**GIVEN REQUEST**
Restate, exactly and without pictures, the lines from the start of the listing below through the line holding "import pandas as pd".

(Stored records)
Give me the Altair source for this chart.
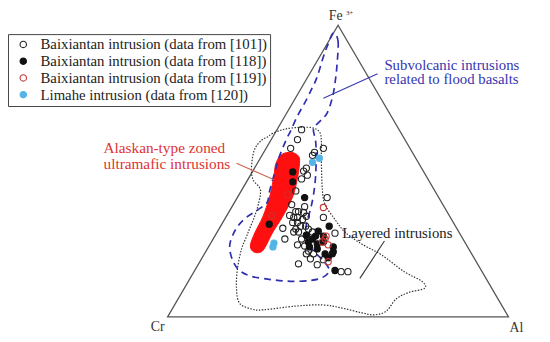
import altair as alt
import pandas as pd

# Ternary frame: x = Al + Fe3+/2 (%), y = Fe3+ (%); Cr at (0,0), Al at (100,0), Fe3+ at (50,100)
series_names = [
    "Baixiantan intrusion (data from [101])",
    "Baixiantan intrusion (data from [118])",
    "Baixiantan intrusion (data from [119])",
    "Limahe intrusion (data from [120])",
]
stroke_colors = ["#222222", "#111111", "#c83232", "#55b4e6"]
fill_colors = ["transparent", "#111111", "transparent", "#55b4e6"]

s101_x = [39.3, 38.1, 36.1, 45.7, 43.1, 42.5, 40.7, 39.9, 41.0, 39.3, 37.6, 46.8, 45.7, 37.6, 38.4, 39.9,
          37.0, 38.1, 39.6, 40.7, 36.7, 38.1, 39.0, 40.5, 37.6, 41.3, 38.4, 42.5, 37.0, 33.8, 39.3, 34.4,
          38.1, 49.1, 38.4, 41.9, 43.9, 45.7, 50.9, 52.9, 42.8, 40.7, 40.2, 35.8, 40.2, 41.3, 36.4]
s101_y = [64.2, 60.8, 57.8, 57.8, 56.4, 55.4, 51.0, 50.0, 48.6, 47.3, 43.2, 40.9, 34.1, 36.1, 36.1, 35.8,
          34.1, 34.1, 33.4, 34.5, 32.4, 32.4, 31.1, 31.1, 30.1, 30.1, 29.1, 29.1, 29.1, 30.4, 26.7, 26.7,
          24.7, 28.7, 18.2, 19.9, 17.9, 19.6, 15.5, 15.5, 21.6, 21.6, 37.8, 34.8, 24.3, 22.6, 38.5]
s118_x = [36.7, 36.7, 40.2, 29.8, 47.4, 44.2, 43.4, 42.5, 41.3, 45.7, 43.9, 45.7, 41.6, 43.9, 46.2, 48.3,
          47.1, 48.6, 48.6, 49.1, 40.7]
s118_y = [49.7, 46.3, 40.9, 31.8, 31.1, 29.4, 27.7, 26.7, 25.7, 27.7, 25.0, 25.7, 24.0, 23.3, 21.6, 21.6,
          20.3, 24.0, 22.3, 15.9, 28.0]
s119_x = [35.3, 30.6, 45.7, 46.5, 45.4, 47.1, 47.1, 46.2]
s119_y = [41.9, 34.8, 37.5, 27.7, 25.7, 24.7, 18.9, 26.7]
s120_x = [42.5, 44.5, 31.2, 30.9]
s120_y = [53.0, 54.4, 25.3, 24.0]

tri_x = [0, 100, 50]
tri_y = [0, 0, 100]

alaskan_x = [33.5, 36.4, 38.4, 38.7, 38.1, 36.7, 33.8, 30.9, 28.3, 26.6, 24.9, 24.3, 25.7, 28.0, 30.1, 31.2, 31.8]
alaskan_y = [55.7, 56.4, 55.1, 52.7, 47.6, 41.2, 34.5, 29.1, 23.3, 22.0, 22.6, 24.7, 29.1, 34.5, 41.9, 48.6, 52.7]

subvolc_x = [48.6, 50.0, 49.7, 49.1, 48.3, 46.8, 44.8, 42.8, 43.4, 43.6, 43.4, 42.8, 41.9, 40.7, 40.7, 42.8,
             45.7, 47.4, 45.4, 41.9, 36.1, 30.3, 24.6, 21.1, 19.1, 18.2, 19.1, 20.8, 23.1, 26.6, 29.2, 29.8,
             31.2, 32.7, 34.7, 36.1, 38.1, 40.5, 42.5, 43.9, 45.7, 47.1]
subvolc_y = [97.3, 94.6, 86.5, 80.1, 75.0, 69.9, 67.2, 64.5, 60.5, 55.4, 48.0, 41.9, 36.8, 31.8, 26.7, 22.6,
             19.3, 15.9, 13.5, 12.5, 12.2, 12.8, 13.9, 15.9, 19.3, 24.0, 28.0, 31.4, 34.1, 36.8, 39.2, 42.6,
             48.6, 54.7, 60.5, 63.8, 68.9, 74.0, 78.7, 82.4, 89.2, 93.6]

layered_x = [29.5, 30.6, 33.8, 37.6, 42.2, 44.5, 45.1, 45.1, 45.4, 46.2, 49.1, 52.0, 56.9, 62.7, 69.4, 74.6,
             75.4, 70.8, 67.0, 64.2, 60.7, 56.9, 51.2, 45.4, 37.6, 28.0, 24.6, 21.1, 20.2, 20.5, 21.7, 23.1,
             24.0, 25.4, 26.6, 27.2, 25.1, 24.6, 25.4, 27.5]
layered_y = [61.8, 62.8, 64.2, 64.9, 64.9, 63.5, 60.5, 53.7, 43.6, 38.5, 33.4, 29.1, 25.0, 21.3, 15.5, 12.2,
             9.8, 8.4, 6.1, 2.0, 0.7, 1.4, 3.0, 4.1, 3.7, 2.4, 2.7, 4.7, 9.8, 16.6, 23.3, 27.4,
             30.1, 34.1, 38.5, 43.6, 47.0, 51.0, 57.1, 60.5]

# leader lines: start and end of each
leader_red = [20.2, 52.7, 31.2, 47.0]
leader_blue = [61.6, 83.4, 45.7, 75.0]
leader_black = [63.6, 26.0, 56.4, 13.2]

alaskan_text = ["Alaskan-type zoned", "ultramafic intrusions"]
alaskan_text_y = [57.8, 52.4]
subvolc_text = ["Subvolcanic intrusions", "related to flood basalts"]
subvolc_text_y = [86.5, 81.4]
layered_text = ["Layered intrusions"]

vertex_labels = ["Cr", "Al", "Fe"]
vertex_x = [-2.9, 102.3, 49.3]
vertex_y = [-3.4, -3.7, 103.0]

SERIF = "Liberation Serif"
XS = alt.Scale(domain=[-46.82, 109.83], nice=False, zero=False)
YS = alt.Scale(domain=[-7.77, 105.07], nice=False, zero=False)


def X(field="x"):
    return alt.X(f"{field}:Q", scale=XS, axis=None)


def Y(field="y"):
    return alt.Y(f"{field}:Q", scale=YS, axis=None)


def path_df(xs, ys):
    return pd.DataFrame({"x": xs, "y": ys, "i": list(range(len(xs)))})


pts = pd.concat([
    pd.DataFrame({"x": s101_x, "y": s101_y, "series": series_names[0]}),
    pd.DataFrame({"x": s118_x, "y": s118_y, "series": series_names[1]}),
    pd.DataFrame({"x": s119_x, "y": s119_y, "series": series_names[2]}),
    pd.DataFrame({"x": s120_x, "y": s120_y, "series": series_names[3]}),
], ignore_index=True)

triangle = alt.Chart(path_df(tri_x, tri_y)).mark_line(
    interpolate="linear-closed", color="#555555", strokeWidth=1.3
).encode(x=X(), y=Y(), order="i:Q")

alaskan = alt.Chart(path_df(alaskan_x, alaskan_y)).mark_line(
    interpolate="cardinal-closed", color="#ff1010", fill="#ff1010", strokeWidth=1
).encode(x=X(), y=Y(), order="i:Q")

layered = alt.Chart(path_df(layered_x, layered_y)).mark_line(
    interpolate="cardinal-closed", color="#333333", strokeWidth=1.2, strokeDash=[1.5, 1.5]
).encode(x=X(), y=Y(), order="i:Q")

subvolc = alt.Chart(path_df(subvolc_x, subvolc_y)).mark_line(
    interpolate="cardinal-closed", color="#2f2fb0", strokeWidth=1.7, strokeDash=[7, 5]
).encode(x=X(), y=Y(), order="i:Q")


def leader(vals, color):
    df = pd.DataFrame({"x": [vals[0]], "y": [vals[1]], "x2": [vals[2]], "y2": [vals[3]]})
    return alt.Chart(df).mark_rule(color=color, strokeWidth=1.1).encode(
        x=X(), y=Y(), x2="x2:Q", y2="y2:Q")


legend = alt.Legend(
    orient="none", legendX=0, legendY=24, title=None, strokeColor="#444444", fillColor="white",
    padding=3, labelFont=SERIF, labelFontSize=15, labelColor="#222222", symbolSize=42,
    symbolStrokeWidth=1.1, rowPadding=1, labelLimit=400, labelOffset=10, symbolOffset=5,
    symbolType="circle",
)

points = alt.Chart(pts).mark_point(shape="circle", size=40, strokeWidth=1.1, opacity=1).encode(
    x=X(), y=Y(),
    stroke=alt.Stroke("series:N", scale=alt.Scale(domain=series_names, range=stroke_colors), legend=legend),
    fill=alt.Fill("series:N", scale=alt.Scale(domain=series_names, range=fill_colors), legend=legend),
)

alaskan_lbl = alt.Chart(pd.DataFrame({"x": [-18.8, -18.8], "y": alaskan_text_y, "t": alaskan_text})).mark_text(
    align="left", baseline="middle", font=SERIF, fontSize=15.5, color="#dd3333"
).encode(x=X(), y=Y(), text="t:N")

subvolc_lbl = alt.Chart(pd.DataFrame({"x": [63.6, 63.6], "y": subvolc_text_y, "t": subvolc_text})).mark_text(
    align="left", baseline="middle", font=SERIF, fontSize=15, color="#3535b0"
).encode(x=X(), y=Y(), text="t:N")

layered_lbl = alt.Chart(pd.DataFrame({"x": [51.2], "y": [28.7], "t": layered_text})).mark_text(
    align="left", baseline="middle", font=SERIF, fontSize=15, color="#222222"
).encode(x=X(), y=Y(), text="t:N")

vertex_lbl = alt.Chart(pd.DataFrame({"x": vertex_x, "y": vertex_y, "t": vertex_labels})).mark_text(
    align="center", baseline="middle", font=SERIF, fontSize=14, color="#333333"
).encode(x=X(), y=Y(), text="t:N")

sup_lbl = alt.Chart(pd.DataFrame({"x": [52.3], "y": [104.3], "t": ["3+"]})).mark_text(
    align="left", baseline="middle", font=SERIF, fontSize=7, color="#333333"
).encode(x=X(), y=Y(), text="t:N")

chart = alt.layer(
    triangle, alaskan, layered, subvolc,
    leader(leader_red, "#cc6650"), leader(leader_blue, "#3838b0"), leader(leader_black, "#333333"),
    points, alaskan_lbl, subvolc_lbl, layered_lbl, vertex_lbl, sup_lbl,
).properties(
    width=542, height=334, autosize=alt.AutoSizeParams(type="none"), padding=0,
).configure_view(stroke=None)

chart.save("out.html", embed_options={"renderer": "svg", "actions": False})
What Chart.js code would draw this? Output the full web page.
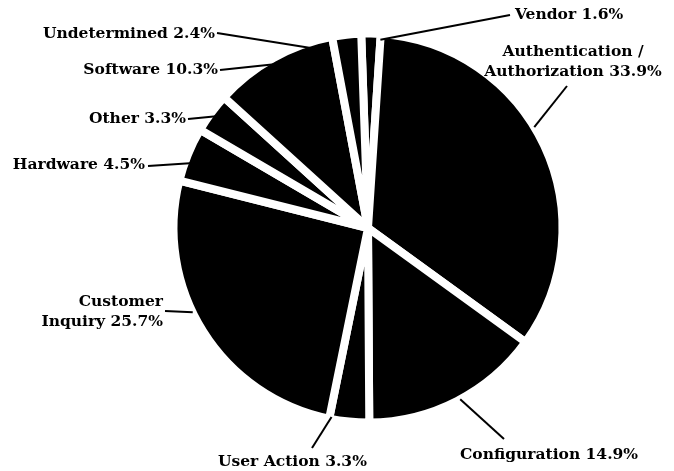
<!DOCTYPE html>
<html>
<head>
<meta charset="utf-8">
<script src="https://cdn.jsdelivr.net/npm/chart.js@4.4.1/dist/chart.umd.min.js"></script>
<style>
  html, body { margin: 0; padding: 0; background: #fff; }
  #wrap { width: 674px; height: 471px; }
</style>
</head>
<body>
<div id="wrap"><canvas id="cause-pie"></canvas></div>
<script>
// Incident causes, clockwise from the top
const categories = ['Vendor', 'Authentication / Authorization', 'Configuration', 'User Action',
  'Customer Inquiry', 'Hardware', 'Other', 'Software', 'Undetermined'];
const shares = [1.6, 33.9, 14.9, 3.3, 25.7, 4.5, 3.3, 10.3, 2.4];

// Callout placement: text anchor, alignment, where the leader line leaves the text,
// and where along the slice (fraction of its sweep, fraction of radius) it lands.
const callouts = [
  { x: 515, y: 15,  align: 'left',   wrap: 0, lx: 510, ly: 15,  frac: 1.0,  rad: 0.97 },
  { x: 573, y: 52,  align: 'center', wrap: 2, lx: 567, ly: 86,  frac: 0.45, rad: 1.0 },
  { x: 460, y: 455, align: 'left',   wrap: 0, lx: 504, ly: 439, frac: 0.48, rad: 1.0 },
  { x: 218, y: 462, align: 'left',   wrap: 0, lx: 312, ly: 448, frac: 0.95, rad: 0.99 },
  { x: 163, y: 302, align: 'right',  wrap: 1, lx: 165, ly: 311, frac: 0.57, rad: 1.0 },
  { x: 145, y: 165, align: 'right',  wrap: 0, lx: 148, ly: 166, frac: 0.42, rad: 0.94 },
  { x: 186, y: 119, align: 'right',  wrap: 0, lx: 188, ly: 119, frac: 0.69, rad: 0.93 },
  { x: 218, y: 70,  align: 'right',  wrap: 0, lx: 220, ly: 70,  frac: 0.52, rad: 0.96 },
  { x: 215, y: 34,  align: 'right',  wrap: 0, lx: 217, ly: 33,  frac: -0.5, rad: 0.95 }
];

const calloutPlugin = {
  id: 'callouts',
  afterDraw(chart) {
    const ctx = chart.ctx;
    const arcs = chart.getDatasetMeta(0).data;
    ctx.save();
    ctx.fillStyle = '#000';
    ctx.strokeStyle = '#000';
    ctx.lineWidth = 2;
    ctx.font = 'bold 15.5px "DejaVu Serif"';
    ctx.textBaseline = 'middle';
    arcs.forEach((arc, i) => {
      const c = callouts[i];
      const p = arc.getProps(['x', 'y', 'startAngle', 'endAngle', 'outerRadius'], true);
      const a = p.startAngle + c.frac * (p.endAngle - p.startAngle);
      const r = p.outerRadius * c.rad;
      ctx.beginPath();
      ctx.moveTo(c.lx, c.ly);
      ctx.lineTo(p.x + Math.cos(a) * r, p.y + Math.sin(a) * r);
      ctx.stroke();

      const words = (categories[i] + ' ' + shares[i].toFixed(1) + '%').split(' ');
      const lines = c.wrap ? [words.slice(0, c.wrap).join(' '), words.slice(c.wrap).join(' ')] : [words.join(' ')];
      ctx.textAlign = c.align;
      lines.forEach((t, k) => ctx.fillText(t, c.x, c.y + k * 20));
    });
    ctx.restore();
  }
};

new Chart(document.getElementById('cause-pie'), {
  type: 'pie',
  data: {
    labels: categories,
    datasets: [{
      data: shares,
      backgroundColor: '#000',
      borderColor: '#fff',
      borderWidth: 8
    }]
  },
  options: {
    responsive: true,
    maintainAspectRatio: false,
    animation: false,
    rotation: -2,
    radius: 194.5,
    layout: { padding: { left: 62, right: 0, top: 0, bottom: 15 } },
    plugins: {
      legend: { display: false },
      tooltip: { enabled: false }
    }
  },
  plugins: [calloutPlugin]
});
</script>
</body>
</html>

**RESULT OF THIS TASK**
Give me the Altair source for this chart.
import altair as alt
import pandas as pd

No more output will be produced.